Almendras, no sólo en dulcería

Almendras, no sólo en dulcería

MADRID (EFE).- En cuestiones de gusto o, más bien, de hábitos gastronómicos, intervienen muchos factores psicológicos, y uno de los más poderosos es la asociación de un determinado ingrediente a un tipo de cocina concreto; es el caso de las almendras, que generalmente se asocian con algún postre.

Es muy antigua la utilización de las almendras, ligadas desde hace muchos siglos a la miel, en la preparación de postres, primero en la cuenca mediterránea, donde el almendro es parte integrante del paisaje, y después en el resto de las cocinas occidentales.

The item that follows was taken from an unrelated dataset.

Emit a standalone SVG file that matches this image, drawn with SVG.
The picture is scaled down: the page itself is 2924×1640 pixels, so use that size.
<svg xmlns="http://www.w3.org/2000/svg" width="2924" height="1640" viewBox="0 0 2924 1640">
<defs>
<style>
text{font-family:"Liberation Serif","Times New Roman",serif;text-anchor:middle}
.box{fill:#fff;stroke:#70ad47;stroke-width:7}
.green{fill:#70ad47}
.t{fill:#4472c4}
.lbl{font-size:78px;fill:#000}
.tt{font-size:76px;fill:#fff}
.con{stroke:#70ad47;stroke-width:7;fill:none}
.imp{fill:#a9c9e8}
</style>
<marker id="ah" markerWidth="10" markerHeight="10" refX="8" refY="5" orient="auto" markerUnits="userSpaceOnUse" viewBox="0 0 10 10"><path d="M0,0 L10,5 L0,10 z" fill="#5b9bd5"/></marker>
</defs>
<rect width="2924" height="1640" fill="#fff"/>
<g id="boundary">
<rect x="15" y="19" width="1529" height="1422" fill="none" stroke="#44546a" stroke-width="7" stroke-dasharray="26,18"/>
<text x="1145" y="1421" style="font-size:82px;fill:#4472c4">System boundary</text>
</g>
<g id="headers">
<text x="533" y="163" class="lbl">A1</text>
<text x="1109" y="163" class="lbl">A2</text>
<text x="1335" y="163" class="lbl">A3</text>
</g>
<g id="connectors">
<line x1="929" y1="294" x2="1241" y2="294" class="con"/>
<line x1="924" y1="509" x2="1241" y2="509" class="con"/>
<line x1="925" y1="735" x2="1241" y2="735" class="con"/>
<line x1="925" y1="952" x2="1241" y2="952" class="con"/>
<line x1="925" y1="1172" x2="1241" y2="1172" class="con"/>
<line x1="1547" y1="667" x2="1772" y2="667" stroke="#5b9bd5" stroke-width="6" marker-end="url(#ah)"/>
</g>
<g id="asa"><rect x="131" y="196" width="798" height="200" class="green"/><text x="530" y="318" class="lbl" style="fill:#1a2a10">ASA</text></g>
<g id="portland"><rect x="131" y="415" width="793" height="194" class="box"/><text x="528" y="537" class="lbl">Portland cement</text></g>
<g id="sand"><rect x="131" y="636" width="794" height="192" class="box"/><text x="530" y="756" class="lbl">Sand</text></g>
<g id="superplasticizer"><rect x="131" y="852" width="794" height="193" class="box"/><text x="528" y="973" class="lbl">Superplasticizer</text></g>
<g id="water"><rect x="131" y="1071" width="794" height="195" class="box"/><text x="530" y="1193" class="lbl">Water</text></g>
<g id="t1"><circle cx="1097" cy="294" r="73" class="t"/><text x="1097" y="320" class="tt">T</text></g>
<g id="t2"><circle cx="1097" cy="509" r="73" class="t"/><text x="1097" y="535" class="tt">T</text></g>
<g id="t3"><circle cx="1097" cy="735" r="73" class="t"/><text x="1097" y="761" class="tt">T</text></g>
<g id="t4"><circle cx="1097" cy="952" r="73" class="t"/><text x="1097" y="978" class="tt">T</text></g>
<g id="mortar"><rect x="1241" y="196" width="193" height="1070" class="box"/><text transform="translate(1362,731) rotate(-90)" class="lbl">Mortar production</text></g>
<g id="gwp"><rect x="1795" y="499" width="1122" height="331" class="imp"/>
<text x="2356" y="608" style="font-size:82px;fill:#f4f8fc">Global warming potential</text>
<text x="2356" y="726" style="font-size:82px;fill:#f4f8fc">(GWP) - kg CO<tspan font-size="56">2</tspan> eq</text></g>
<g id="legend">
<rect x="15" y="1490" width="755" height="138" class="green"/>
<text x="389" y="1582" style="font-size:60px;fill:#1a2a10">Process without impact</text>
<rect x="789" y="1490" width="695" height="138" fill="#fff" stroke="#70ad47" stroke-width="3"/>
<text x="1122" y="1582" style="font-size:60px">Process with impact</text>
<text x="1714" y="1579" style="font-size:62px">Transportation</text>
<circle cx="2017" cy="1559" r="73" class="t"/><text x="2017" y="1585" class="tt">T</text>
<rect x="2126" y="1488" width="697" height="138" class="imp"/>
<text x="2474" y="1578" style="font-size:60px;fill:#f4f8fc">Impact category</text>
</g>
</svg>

Toda la dulcería tradicional de los países mediterráneos gira en torno a la almendra; bastará citar dos cosas tan españolas, aunque aún no haya seguridad en cuanto a su origen, como esas golosinas navideñas que son el mazapán y el turrón. En los países del Magreb, la almendra también desempeña un papel básico en los postres.

Pero la almendra es algo más que una golosina. Hay que señalar su alto poder calórico: cien gramos de almendras proporcionan nada menos que 350 calorías. Por otra parte, su contenido en proteínas ronda el veinte por ciento, tienen más calcio que la leche, un alto contenido en hierro y fósforo… No todo lo que contienen es tan positivo: en las almendras amargas hay rastros de ácido prúsico, por otro nombre cianuro de hidrógeno; siempre se ha dicho que el cianuro huele, precisamente, a almendras amargas.

El caso es que la almendra interviene también en platos que no son precisamente postres. En la cocina catalana es, muchas veces –en otras ese papel se confía a la avellana–, parte fundamental de la ‘picada’, ingrediente importantísimo en esa cocina y que, básicamente, consiste en un majado de ajo, pan tostado, aceite de oliva, almendras, alguna hierba aromática y alguna especia. Tiene un papel de espesante y aromatizante.

El caso más claro de incorporación de la almendra a la comida no dulce es una especialidad malagueña llamada ajo blanco. Es una sopa fría, veraniega, una versión ‘sui generis’ del gazpacho, en esta ocasión de color blanco. Hoy se prepara poniendo más el acento en las almendras –hay una versión, deliciosa, con piñones de pino– que en el ajo, que sólo es un matiz.

Está muy rica, y refresca; es una perfecta entrada para un menú veraniego. Hay que moler, en mortero, batidora o robot, ustedes verán, unas cuarenta almendras crudas y peladas. Logrado esto, incorpórenles cuatro rebanadas de pan –pueden usar pan de molde–, sin corteza y previamente remojadas en agua con una cucharada de buen vinagre.

Sigan triturando todo, y añadan ahora un diente de ajo –antes se pondrían más; ahora basta con uno, del que, además, es bueno eliminar el germen central, para suavizarlo aún más–; salen todo, y sigan trabajando hasta conseguir una pasta homogénea.

Incorporen poco a poco cuatro cucharadas de aceite extra virgen, y sigan batiendo hasta que logren una textura similar a la de una mayonesa. Añadan agua fría hasta obtener la consistencia que deseen, y echen la resultante en una jarra de cristal –precisamente de cristal, para evitar sabores extraños– que guardarán en el frigorífico hasta el momento de servir; justo antes de hacerlo, vuelvan a batir el ajo blanco con una cuchara para homogeneizarlo nuevamente.

Esta sopa lleva ‘tropezones’: lo clásico es ponerle uvas lo más dulces posible, peladas; pero también le van muy bien, incluso hasta mejor, unas bolitas de melón, que hay que elegir también muy dulce.

Ya ven que el almendro, un bellísimo árbol, ofrece un regalo para la vista cuando florece, y otro para el paladar… incluso sin azúcar.